Single by Hank Williams aka "Luke the Drifter"
- B-side: "The Funeral"
- Released: 1950
- Recorded: January 9, 1950
- Studio: Castle Studio, Nashville
- Genre: Country, Country blues, Gospel
- Length: 2:58
- Label: MGM 10630
- Songwriters: Blanche Kerr Brock, Virgil P. Brock, and Albert Kennedy Rowswell
- Producer: Fred Rose

Hank Williams aka "Luke the Drifter" singles chronology
|  | "Beyond the Sunset" (1950) | "Everything's Okay/Too Many Parties and Too Many Pals" (1950) |

= Beyond the Sunset (song) =

"Beyond the Sunset" is a song written by Blanche Kerr Brock, Virgil P. Brock, Ola Smithson Oatley and Albert Kennedy Rowswell. It was released as a single by Hank Williams under the pseudonym Luke the Drifter in 1950.

==Background==
The recitation in "Beyond the Sunset" was originally a poem called "Should You Go First" by Albert "Rosey" Rowswell, the voice of the Pittsburgh Pirates for more than twenty years, and later first put to the 1936 hymn "Beyond the Sunset" by West Virginian performer Chickie Davis. Elton Britt released a version before Williams in February 1950. Country music historian Colin Escott calls the song "pure Victoriana caught out of time." Williams recorded the song in Nashville at Castle Studio at the first Luke the Drifter session on January 9, 1950, with Fred Rose producing. He was backed on the session by Don Helms (steel guitar), Hillous Butrum (bass), and probably Owen Bradley or Rose (organ).

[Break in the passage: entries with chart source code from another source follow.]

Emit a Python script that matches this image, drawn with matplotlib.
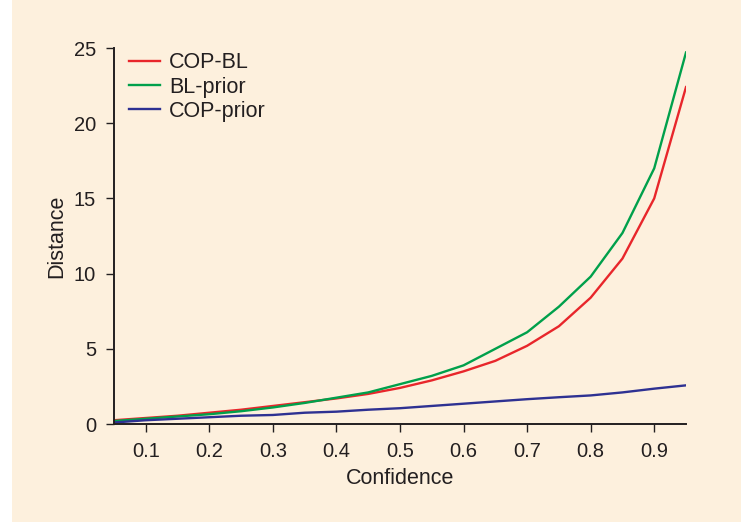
import matplotlib
matplotlib.use("Agg")
import matplotlib.pyplot as plt
from matplotlib.patches import Rectangle
import numpy as np

# data
confidence = [0.05, 0.10, 0.15, 0.20, 0.25, 0.30, 0.35, 0.40, 0.45, 0.50,
              0.55, 0.60, 0.65, 0.70, 0.75, 0.80, 0.85, 0.90, 0.95]
cop_bl = [0.25, 0.40, 0.55, 0.75, 0.95, 1.2, 1.45, 1.7, 2.0, 2.4,
          2.9, 3.5, 4.2, 5.2, 6.5, 8.4, 11.0, 15.0, 22.4]
bl_prior = [0.2, 0.35, 0.5, 0.65, 0.85, 1.1, 1.4, 1.75, 2.1, 2.65,
            3.2, 3.9, 5.0, 6.1, 7.8, 9.8, 12.7, 17.0, 24.7]
cop_prior = [0.1, 0.25, 0.35, 0.45, 0.55, 0.6, 0.75, 0.82, 0.95, 1.05,
             1.2, 1.35, 1.5, 1.65, 1.78, 1.9, 2.1, 2.35, 2.57]

xticks = [0.1, 0.2, 0.3, 0.4, 0.5, 0.6, 0.7, 0.8, 0.9]
yticks = [0, 5, 10, 15, 20, 25]

bg = "#FDF0DD"
ink = "#231F20"
plt.rcParams["font.family"] = ["Liberation Sans", "DejaVu Sans"]

fig = plt.figure(figsize=(7.41, 5.22), dpi=100)
fig.patch.set_facecolor("white")
fig.add_artist(Rectangle((12 / 741, 0), 1, 1, transform=fig.transFigure,
                         facecolor=bg, edgecolor="none", zorder=-10))

ax = fig.add_axes([114 / 741, 98 / 522, 572 / 741, 376 / 522])
ax.set_facecolor("none")

ax.plot(confidence, cop_bl, color="#E8262B", lw=1.7, label="COP-BL")
ax.plot(confidence, bl_prior, color="#00A04B", lw=1.7, label="BL-prior")
ax.plot(confidence, cop_prior, color="#2E3192", lw=1.7, label="COP-prior")

ax.set_xlim(0.05, 0.95)
ax.set_ylim(0, 25)
ax.set_xticks(xticks, [f"{t:.1f}" for t in xticks])
ax.set_yticks(yticks, [str(t) for t in yticks])

for s in ["top", "right"]:
    ax.spines[s].set_visible(False)
for s in ["left", "bottom"]:
    ax.spines[s].set_color(ink)
    ax.spines[s].set_linewidth(1.4)
ax.tick_params(direction="out", length=6, width=1, color=ink,
               labelsize=14.5, labelcolor=ink, pad=7)

ax.set_xlabel("Confidence", fontsize=15.5, color=ink, labelpad=5)
ax.set_ylabel("Distance", fontsize=15.5, color=ink, labelpad=5)

leg = ax.legend(loc="upper left", frameon=False, fontsize=15.5,
                handlelength=1.4, handletextpad=0.45, labelspacing=0.15,
                bbox_to_anchor=(-0.007, 1.04), borderaxespad=0.5)
for t in leg.get_texts():
    t.set_color(ink)

fig.savefig("out.png", dpi=100)
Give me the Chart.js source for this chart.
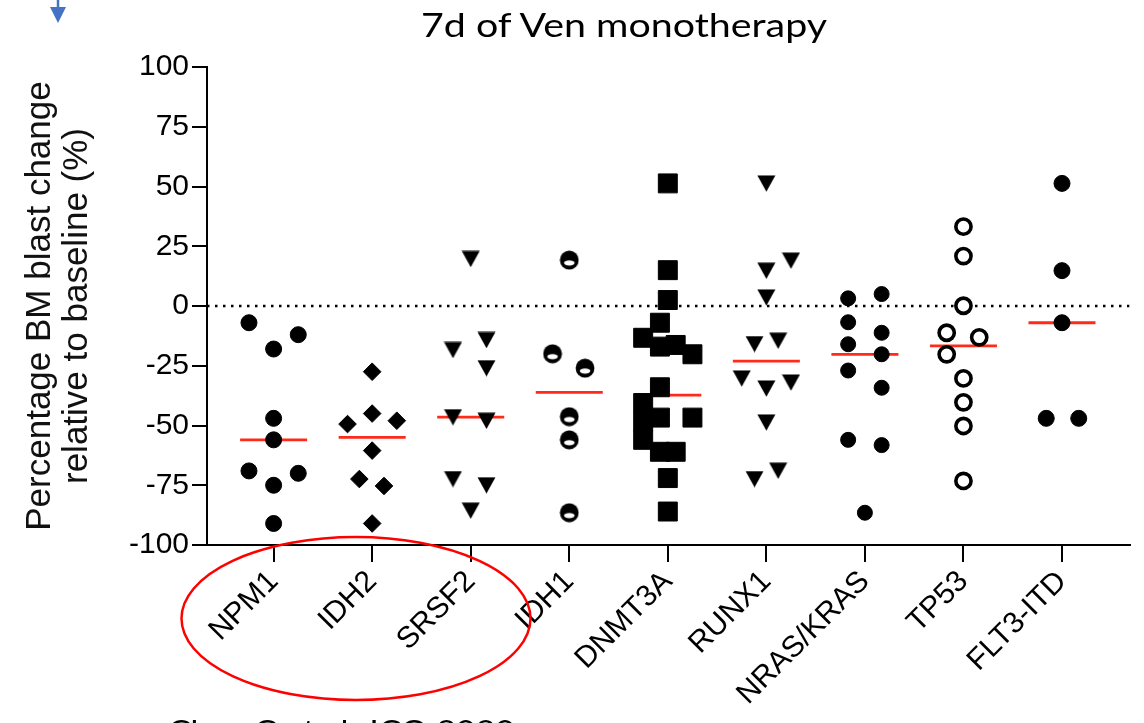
<!DOCTYPE html>
<html>
<head>
<meta charset="utf-8">
<title>7d of Ven monotherapy</title>
<script src="https://cdn.jsdelivr.net/npm/chart.js@4.4.1/dist/chart.umd.min.js"></script>
<style>
  html, body { margin: 0; padding: 0; background: #fff; overflow: hidden; }
  #wrap { position: relative; width: 1144px; height: 723px; }
  #myChart { position: absolute; left: 0; top: 0; }
  #overlay { position: absolute; left: 0; top: 0; pointer-events: none; }
</style>
</head>
<body>
<div id="wrap">
  <canvas id="myChart" width="1144" height="723"></canvas>
  <svg id="overlay" width="1144" height="723">
    <!-- 파란 화살표 -->
    <line x1="58" y1="0" x2="58" y2="10" stroke="#4472c4" stroke-width="2.5"/>
    <polygon points="50,7 66,7 58,23" fill="#4472c4"/>
    <text x="421" y="37" font-family="Lato, 'Open Sans', sans-serif" font-size="32" fill="#000"
          textLength="406" lengthAdjust="spacingAndGlyphs">7d of Ven monotherapy</text>
    <!-- 강조 타원 -->
    <ellipse cx="356" cy="618.5" rx="174.5" ry="81.5" fill="none" stroke="#ff0000" stroke-width="2.5"/>
    <text x="168" y="741" font-family="Lato, 'Open Sans', sans-serif" font-size="28" fill="#000"
          textLength="347" lengthAdjust="spacingAndGlyphs">Chua C et al. JCO 2020</text>
  </svg>
</div>

<script>
// 유전자 변이 그룹
const categories = ['NPM1', 'IDH2', 'SRSF2', 'IDH1', 'DNMT3A', 'RUNX1', 'NRAS/KRAS', 'TP53', 'FLT3-ITD'];

// 7일 후 골수 blast 변화율(%) - 그룹별 환자값과 가로 위치(열 간격)
const npm1 = [-7, -12, -18, -47, -56, -69, -70, -75, -91];
const npm1Dx = [-0.25, 0.25, 0, 0, 0, -0.25, 0.25, 0, 0];

const idh2 = [-27.5, -45, -49.4, -48, -60.5, -72.4, -75.3, -91];
const idh2Dx = [0, 0, -0.25, 0.25, 0, -0.13, 0.12, 0];

const srsf2 = [19.7, -14.2, -18.4, -26, -46.5, -48, -72.4, -75, -85.6];
const srsf2Dx = [0, 0.16, -0.18, 0.16, -0.18, 0.16, -0.18, 0.16, 0];

const idh1 = [19.2, -20, -26, -46.3, -56, -86.5];
const idh1Dx = [0, -0.17, 0.16, 0, 0, 0];

const dnmt3a = [51.3, 15, 2.5, -7, -13.3, -17, -16.3, -20.2, -34, -40.6, -46.7, -46.7, -48.4, -56, -61, -61, -72, -86];
const dnmt3aDx = [0, 0, 0, -0.08, -0.25, -0.08, 0.08, 0.25, -0.08, -0.25, -0.08, 0.25, -0.25, -0.25, -0.08, 0.08, 0, 0];

const runx1 = [51.3, 19, 14.8, 3.6, -14.5, -15.9, -30.3, -32, -34.5, -48.7, -68.9, -72.4];
const runx1Dx = [0, 0.25, 0, 0, 0.12, -0.12, -0.25, 0.25, 0, 0, 0.12, -0.12];

const nras = [3.2, 5, -6.8, -11.2, -16, -20.2, -27, -34.2, -56, -58.2, -86.5];
const nrasDx = [-0.17, 0.17, -0.17, 0.17, -0.17, 0.17, -0.17, 0.17, -0.17, 0.17, 0];

const tp53 = [33.2, 20.9, 0.1, -11.2, -13.1, -20.2, -30.3, -40.3, -50.2, -73.2];
const tp53Dx = [0, 0, 0, -0.17, 0.16, -0.17, 0, 0, 0, 0];

const flt3 = [51.3, 14.8, -7, -47, -47];
const flt3Dx = [0, 0, 0, -0.16, 0.17];

const groupValues = [npm1, idh2, srsf2, idh1, dnmt3a, runx1, nras, tp53, flt3];
const groupDx = [npm1Dx, idh2Dx, srsf2Dx, idh1Dx, dnmt3aDx, runx1Dx, nrasDx, tp53Dx, flt3Dx];

// 축 범위
const xMin = -0.676;
const xMax = 8.686;
const yTicks = [-100, -75, -50, -25, 0, 25, 50, 75, 100];

function median(arr) {
  const s = arr.slice().sort(function(a, b) { return a - b; });
  const m = Math.floor(s.length / 2);
  return s.length % 2 ? s[m] : (s[m - 1] + s[m]) / 2;
}

// 역삼각형 마커 (가운데 기준)
function makeTriangleDown() {
  const c = document.createElement('canvas');
  c.width = 19; c.height = 17;
  const ctx = c.getContext('2d');
  ctx.fillStyle = '#000';
  ctx.beginPath();
  ctx.moveTo(0.5, 0.5);
  ctx.lineTo(18.5, 0.5);
  ctx.lineTo(9.5, 16.8);
  ctx.closePath();
  ctx.fill();
  return c;
}

// 반쯤 채운 원 마커
function makeHalfCircle() {
  const c = document.createElement('canvas');
  c.width = 20; c.height = 20;
  const ctx = c.getContext('2d');
  ctx.fillStyle = '#000';
  ctx.beginPath();
  ctx.arc(10, 10, 9.4, 0, Math.PI * 2);
  ctx.fill();
  ctx.fillStyle = '#fff';
  ctx.beginPath();
  ctx.ellipse(10, 12.8, 5.3, 2.6, 0, 0, Math.PI * 2);
  ctx.fill();
  return c;
}

const triDown = makeTriangleDown();
const halfCircle = makeHalfCircle();

const markers = [
  { style: 'circle', radius: 8, fill: '#000', border: 1 },
  { style: 'rectRot', radius: 8.8, fill: '#000', border: 1 },
  { style: triDown, radius: 9, fill: '#000', border: 0 },
  { style: halfCircle, radius: 9, fill: '#000', border: 0 },
  { style: 'rect', radius: 13.4, fill: '#000', border: 1 },
  { style: triDown, radius: 9, fill: '#000', border: 0 },
  { style: 'circle', radius: 7.5, fill: '#000', border: 1 },
  { style: 'circle', radius: 7.6, fill: '#fff', border: 3.6 },
  { style: 'circle', radius: 8, fill: '#000', border: 1 }
];

const datasets = [];

// 점 데이터
categories.forEach(function(name, i) {
  const m = markers[i];
  datasets.push({
    label: name,
    data: groupValues[i].map(function(v, k) { return { x: i + groupDx[i][k], y: v }; }),
    pointStyle: m.style,
    pointRadius: m.radius,
    pointBackgroundColor: m.fill,
    pointBorderColor: '#000',
    pointBorderWidth: m.border,
    showLine: false,
    order: 0
  });
});

// 중앙값 가로선
categories.forEach(function(name, i) {
  const med = median(groupValues[i]);
  datasets.push({
    label: name + ' median',
    data: [{ x: i - 0.34, y: med }, { x: i + 0.34, y: med }],
    showLine: true,
    borderColor: '#ff2a1a',
    borderWidth: 2.8,
    pointRadius: 0,
    order: 1
  });
});

// 0 기준 점선
datasets.push({
  label: 'baseline',
  data: [{ x: xMin, y: 0 }, { x: xMax, y: 0 }],
  showLine: true,
  borderColor: '#000',
  borderWidth: 2.5,
  borderDash: [2.5, 5.5],
  pointRadius: 0,
  order: 2
});

const tickFont = { family: "'Liberation Sans', Arial, sans-serif", size: 30 };

const config = {
  type: 'scatter',
  data: { datasets: datasets },
  options: {
    responsive: false,
    animation: false,
    layout: { padding: { left: 0, right: 9, top: 67, bottom: 0 } },
    plugins: {
      legend: { display: false },
      tooltip: { enabled: false }
    },
    scales: {
      x: {
        type: 'linear',
        min: xMin,
        max: xMax,
        afterBuildTicks: function(scale) {
          scale.ticks = categories.map(function(c, i) { return { value: i }; });
        },
        afterFit: function(scale) { scale.height = 178; },
        ticks: {
          autoSkip: false,
          minRotation: 45,
          maxRotation: 45,
          padding: 2,
          color: '#000',
          font: tickFont,
          callback: function(value) { return categories[Math.round(value)]; }
        },
        grid: { drawOnChartArea: false, drawTicks: true, tickLength: 17, color: '#000', lineWidth: 2 },
        border: { display: true, color: '#000', width: 2 }
      },
      y: {
        min: -100,
        max: 100,
        afterBuildTicks: function(scale) {
          scale.ticks = yTicks.map(function(v) { return { value: v }; });
        },
        afterFit: function(scale) { scale.width = 207; },
        ticks: { padding: 3, color: '#000', font: tickFont },
        grid: { drawOnChartArea: false, drawTicks: true, tickLength: 15, color: '#000', lineWidth: 2 },
        border: { display: true, color: '#000', width: 2 },
        title: {
          display: true,
          text: ['Percentage BM blast change', 'relative to baseline (%)'],
          color: '#111',
          font: { family: "'Liberation Sans', Arial, sans-serif", size: 35, lineHeight: 1.06 },
          padding: { top: 22, bottom: 0 }
        }
      }
    }
  }
};

const myChart = new Chart(document.getElementById('myChart'), config);
</script>
</body>
</html>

It was released as a single in 1950 as the B-side to "The Funeral" and also appeared on the 1953 posthumous LP, Hank Williams as Luke the Drifter.

==Other versions==
- Jo Stafford and Gordon MacRae included the song on their album Memory Songs (1955).
- Pat Boone's version was issued in 1959 on the EP "Hymns We Love".
- Lonnie Donegan - recorded the song in 1960.
- Ernie Haase & Signature Sound version on George Younce with Ernie Haase & Signature Sound (2011) with George Younce recitation of "Should you go first and I remain."